**GOAL**: The entries are to be returned exactly, with images left out.

**SUPPLIED DATA**:

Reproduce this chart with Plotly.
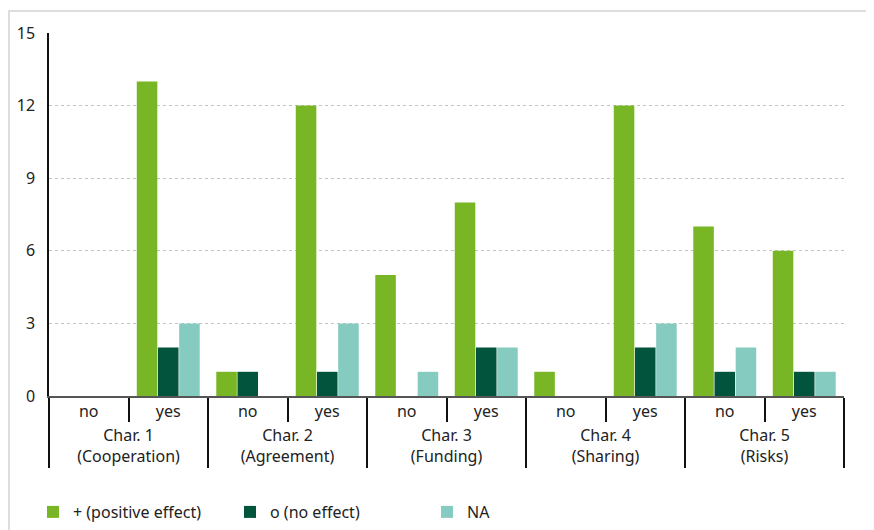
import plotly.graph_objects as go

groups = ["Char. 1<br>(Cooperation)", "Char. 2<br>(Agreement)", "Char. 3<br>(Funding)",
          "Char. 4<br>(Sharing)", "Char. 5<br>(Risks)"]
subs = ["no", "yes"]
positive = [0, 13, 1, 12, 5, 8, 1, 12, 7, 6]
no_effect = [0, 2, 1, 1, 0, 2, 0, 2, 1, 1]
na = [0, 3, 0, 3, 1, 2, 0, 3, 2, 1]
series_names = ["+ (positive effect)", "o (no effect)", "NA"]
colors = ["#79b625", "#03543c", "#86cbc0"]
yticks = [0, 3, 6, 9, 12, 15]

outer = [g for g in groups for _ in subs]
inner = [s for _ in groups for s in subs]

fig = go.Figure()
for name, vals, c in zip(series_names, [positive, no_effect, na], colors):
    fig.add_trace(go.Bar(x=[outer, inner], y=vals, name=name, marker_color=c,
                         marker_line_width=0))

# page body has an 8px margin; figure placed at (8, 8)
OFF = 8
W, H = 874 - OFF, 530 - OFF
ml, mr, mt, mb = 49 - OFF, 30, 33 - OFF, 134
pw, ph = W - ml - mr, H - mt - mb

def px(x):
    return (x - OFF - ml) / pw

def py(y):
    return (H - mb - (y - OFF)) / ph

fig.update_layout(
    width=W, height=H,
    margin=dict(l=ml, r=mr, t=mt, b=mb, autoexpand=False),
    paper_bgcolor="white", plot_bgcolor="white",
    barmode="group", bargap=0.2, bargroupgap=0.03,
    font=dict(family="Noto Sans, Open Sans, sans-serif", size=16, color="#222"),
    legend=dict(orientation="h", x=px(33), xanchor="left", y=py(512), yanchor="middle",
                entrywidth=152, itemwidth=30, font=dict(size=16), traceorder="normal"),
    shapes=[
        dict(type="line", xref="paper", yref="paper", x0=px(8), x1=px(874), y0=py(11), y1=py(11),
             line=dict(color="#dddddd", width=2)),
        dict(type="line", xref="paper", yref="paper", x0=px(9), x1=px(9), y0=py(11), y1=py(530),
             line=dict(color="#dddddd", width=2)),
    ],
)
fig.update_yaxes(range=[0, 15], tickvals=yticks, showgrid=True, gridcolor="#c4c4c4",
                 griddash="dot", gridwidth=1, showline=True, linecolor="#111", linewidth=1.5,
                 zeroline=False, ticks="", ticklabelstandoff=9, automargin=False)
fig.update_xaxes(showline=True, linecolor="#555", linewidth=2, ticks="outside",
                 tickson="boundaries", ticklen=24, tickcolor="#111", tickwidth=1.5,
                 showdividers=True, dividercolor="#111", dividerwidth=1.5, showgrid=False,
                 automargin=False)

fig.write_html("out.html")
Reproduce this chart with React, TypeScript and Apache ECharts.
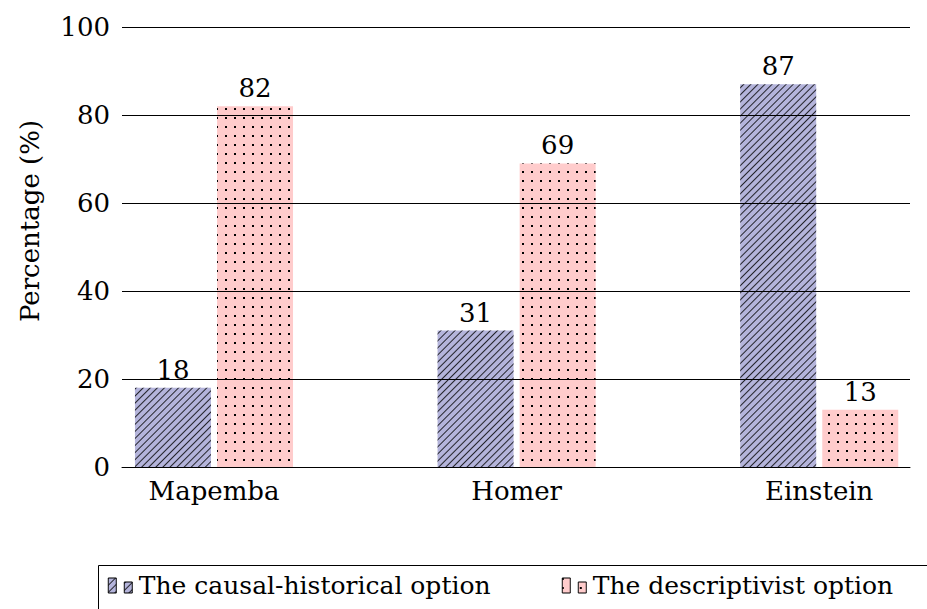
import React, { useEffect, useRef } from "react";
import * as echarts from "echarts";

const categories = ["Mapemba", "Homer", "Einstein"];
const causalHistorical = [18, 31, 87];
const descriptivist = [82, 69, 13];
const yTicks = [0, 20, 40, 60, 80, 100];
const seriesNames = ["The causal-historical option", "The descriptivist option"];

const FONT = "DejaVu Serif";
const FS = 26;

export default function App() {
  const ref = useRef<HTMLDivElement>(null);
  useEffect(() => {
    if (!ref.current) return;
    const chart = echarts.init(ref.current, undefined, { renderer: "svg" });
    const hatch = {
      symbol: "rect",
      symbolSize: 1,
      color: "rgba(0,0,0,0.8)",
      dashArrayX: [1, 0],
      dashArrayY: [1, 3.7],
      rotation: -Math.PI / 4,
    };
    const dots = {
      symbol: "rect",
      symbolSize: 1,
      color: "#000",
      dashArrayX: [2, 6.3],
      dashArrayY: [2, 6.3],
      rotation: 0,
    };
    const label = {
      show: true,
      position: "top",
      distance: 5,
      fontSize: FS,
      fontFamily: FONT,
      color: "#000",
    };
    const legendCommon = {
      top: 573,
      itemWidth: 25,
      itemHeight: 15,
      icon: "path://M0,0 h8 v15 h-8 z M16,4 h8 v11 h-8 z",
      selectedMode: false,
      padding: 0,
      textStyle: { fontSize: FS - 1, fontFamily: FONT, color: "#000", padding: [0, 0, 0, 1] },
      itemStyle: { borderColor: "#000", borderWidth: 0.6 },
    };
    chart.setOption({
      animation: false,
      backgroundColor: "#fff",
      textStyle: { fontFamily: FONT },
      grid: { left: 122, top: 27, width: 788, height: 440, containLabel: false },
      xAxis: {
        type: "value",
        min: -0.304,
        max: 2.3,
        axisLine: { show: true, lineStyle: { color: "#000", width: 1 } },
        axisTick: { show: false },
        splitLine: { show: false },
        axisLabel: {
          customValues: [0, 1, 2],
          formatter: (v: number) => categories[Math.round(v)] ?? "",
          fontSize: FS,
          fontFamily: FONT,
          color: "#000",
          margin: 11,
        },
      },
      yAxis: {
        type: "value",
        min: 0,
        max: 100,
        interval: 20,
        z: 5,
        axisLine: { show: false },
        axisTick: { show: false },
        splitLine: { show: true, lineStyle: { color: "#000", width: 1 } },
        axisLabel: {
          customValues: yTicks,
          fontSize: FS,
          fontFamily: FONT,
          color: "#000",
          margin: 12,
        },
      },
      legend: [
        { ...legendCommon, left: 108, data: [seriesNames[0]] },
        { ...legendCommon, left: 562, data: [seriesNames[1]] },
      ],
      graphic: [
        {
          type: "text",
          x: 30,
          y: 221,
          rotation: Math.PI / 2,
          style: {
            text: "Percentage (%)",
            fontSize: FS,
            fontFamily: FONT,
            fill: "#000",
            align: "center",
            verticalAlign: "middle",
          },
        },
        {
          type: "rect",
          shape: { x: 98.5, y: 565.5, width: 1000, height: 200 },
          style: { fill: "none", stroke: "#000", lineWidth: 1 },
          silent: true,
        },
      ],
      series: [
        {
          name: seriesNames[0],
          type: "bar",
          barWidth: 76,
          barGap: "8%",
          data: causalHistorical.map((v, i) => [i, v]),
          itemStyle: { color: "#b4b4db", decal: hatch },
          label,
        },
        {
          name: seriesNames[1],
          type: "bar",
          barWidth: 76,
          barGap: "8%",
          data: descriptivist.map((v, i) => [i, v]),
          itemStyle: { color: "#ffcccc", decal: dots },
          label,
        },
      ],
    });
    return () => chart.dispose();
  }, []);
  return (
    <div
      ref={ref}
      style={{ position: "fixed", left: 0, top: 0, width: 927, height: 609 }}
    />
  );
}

**RIGHT ANSWER**:
Reproduce this chart with Plotly.
import plotly.graph_objects as go

groups = ["Char. 1<br>(Cooperation)", "Char. 2<br>(Agreement)", "Char. 3<br>(Funding)",
          "Char. 4<br>(Sharing)", "Char. 5<br>(Risks)"]
subs = ["no", "yes"]
positive = [0, 13, 1, 12, 5, 8, 1, 12, 7, 6]
no_effect = [0, 2, 1, 1, 0, 2, 0, 2, 1, 1]
na = [0, 3, 0, 3, 1, 2, 0, 3, 2, 1]
series_names = ["+ (positive effect)", "o (no effect)", "NA"]
colors = ["#79b625", "#03543c", "#86cbc0"]
yticks = [0, 3, 6, 9, 12, 15]

outer = [g for g in groups for _ in subs]
inner = [s for _ in groups for s in subs]

fig = go.Figure()
for name, vals, c in zip(series_names, [positive, no_effect, na], colors):
    fig.add_trace(go.Bar(x=[outer, inner], y=vals, name=name, marker_color=c,
                         marker_line_width=0))

# page body has an 8px margin; figure placed at (8, 8)
OFF = 8
W, H = 874 - OFF, 530 - OFF
ml, mr, mt, mb = 49 - OFF, 30, 33 - OFF, 134
pw, ph = W - ml - mr, H - mt - mb

def px(x):
    return (x - OFF - ml) / pw

def py(y):
    return (H - mb - (y - OFF)) / ph

fig.update_layout(
    width=W, height=H,
    margin=dict(l=ml, r=mr, t=mt, b=mb, autoexpand=False),
    paper_bgcolor="white", plot_bgcolor="white",
    barmode="group", bargap=0.2, bargroupgap=0.03,
    font=dict(family="Noto Sans, Open Sans, sans-serif", size=16, color="#222"),
    legend=dict(orientation="h", x=px(33), xanchor="left", y=py(512), yanchor="middle",
                entrywidth=152, itemwidth=30, font=dict(size=16), traceorder="normal"),
    shapes=[
        dict(type="line", xref="paper", yref="paper", x0=px(8), x1=px(874), y0=py(11), y1=py(11),
             line=dict(color="#dddddd", width=2)),
        dict(type="line", xref="paper", yref="paper", x0=px(9), x1=px(9), y0=py(11), y1=py(530),
             line=dict(color="#dddddd", width=2)),
    ],
)
fig.update_yaxes(range=[0, 15], tickvals=yticks, showgrid=True, gridcolor="#c4c4c4",
                 griddash="dot", gridwidth=1, showline=True, linecolor="#111", linewidth=1.5,
                 zeroline=False, ticks="", ticklabelstandoff=9, automargin=False)
fig.update_xaxes(showline=True, linecolor="#555", linewidth=2, ticks="outside",
                 tickson="boundaries", ticklen=24, tickcolor="#111", tickwidth=1.5,
                 showdividers=True, dividercolor="#111", dividerwidth=1.5, showgrid=False,
                 automargin=False)

fig.write_html("out.html")
Reproduce this chart with React, TypeScript and Apache ECharts.
import React, { useEffect, useRef } from "react";
import * as echarts from "echarts";

const categories = ["Mapemba", "Homer", "Einstein"];
const causalHistorical = [18, 31, 87];
const descriptivist = [82, 69, 13];
const yTicks = [0, 20, 40, 60, 80, 100];
const seriesNames = ["The causal-historical option", "The descriptivist option"];

const FONT = "DejaVu Serif";
const FS = 26;

export default function App() {
  const ref = useRef<HTMLDivElement>(null);
  useEffect(() => {
    if (!ref.current) return;
    const chart = echarts.init(ref.current, undefined, { renderer: "svg" });
    const hatch = {
      symbol: "rect",
      symbolSize: 1,
      color: "rgba(0,0,0,0.8)",
      dashArrayX: [1, 0],
      dashArrayY: [1, 3.7],
      rotation: -Math.PI / 4,
    };
    const dots = {
      symbol: "rect",
      symbolSize: 1,
      color: "#000",
      dashArrayX: [2, 6.3],
      dashArrayY: [2, 6.3],
      rotation: 0,
    };
    const label = {
      show: true,
      position: "top",
      distance: 5,
      fontSize: FS,
      fontFamily: FONT,
      color: "#000",
    };
    const legendCommon = {
      top: 573,
      itemWidth: 25,
      itemHeight: 15,
      icon: "path://M0,0 h8 v15 h-8 z M16,4 h8 v11 h-8 z",
      selectedMode: false,
      padding: 0,
      textStyle: { fontSize: FS - 1, fontFamily: FONT, color: "#000", padding: [0, 0, 0, 1] },
      itemStyle: { borderColor: "#000", borderWidth: 0.6 },
    };
    chart.setOption({
      animation: false,
      backgroundColor: "#fff",
      textStyle: { fontFamily: FONT },
      grid: { left: 122, top: 27, width: 788, height: 440, containLabel: false },
      xAxis: {
        type: "value",
        min: -0.304,
        max: 2.3,
        axisLine: { show: true, lineStyle: { color: "#000", width: 1 } },
        axisTick: { show: false },
        splitLine: { show: false },
        axisLabel: {
          customValues: [0, 1, 2],
          formatter: (v: number) => categories[Math.round(v)] ?? "",
          fontSize: FS,
          fontFamily: FONT,
          color: "#000",
          margin: 11,
        },
      },
      yAxis: {
        type: "value",
        min: 0,
        max: 100,
        interval: 20,
        z: 5,
        axisLine: { show: false },
        axisTick: { show: false },
        splitLine: { show: true, lineStyle: { color: "#000", width: 1 } },
        axisLabel: {
          customValues: yTicks,
          fontSize: FS,
          fontFamily: FONT,
          color: "#000",
          margin: 12,
        },
      },
      legend: [
        { ...legendCommon, left: 108, data: [seriesNames[0]] },
        { ...legendCommon, left: 562, data: [seriesNames[1]] },
      ],
      graphic: [
        {
          type: "text",
          x: 30,
          y: 221,
          rotation: Math.PI / 2,
          style: {
            text: "Percentage (%)",
            fontSize: FS,
            fontFamily: FONT,
            fill: "#000",
            align: "center",
            verticalAlign: "middle",
          },
        },
        {
          type: "rect",
          shape: { x: 98.5, y: 565.5, width: 1000, height: 200 },
          style: { fill: "none", stroke: "#000", lineWidth: 1 },
          silent: true,
        },
      ],
      series: [
        {
          name: seriesNames[0],
          type: "bar",
          barWidth: 76,
          barGap: "8%",
          data: causalHistorical.map((v, i) => [i, v]),
          itemStyle: { color: "#b4b4db", decal: hatch },
          label,
        },
        {
          name: seriesNames[1],
          type: "bar",
          barWidth: 76,
          barGap: "8%",
          data: descriptivist.map((v, i) => [i, v]),
          itemStyle: { color: "#ffcccc", decal: dots },
          label,
        },
      ],
    });
    return () => chart.dispose();
  }, []);
  return (
    <div
      ref={ref}
      style={{ position: "fixed", left: 0, top: 0, width: 927, height: 609 }}
    />
  );
}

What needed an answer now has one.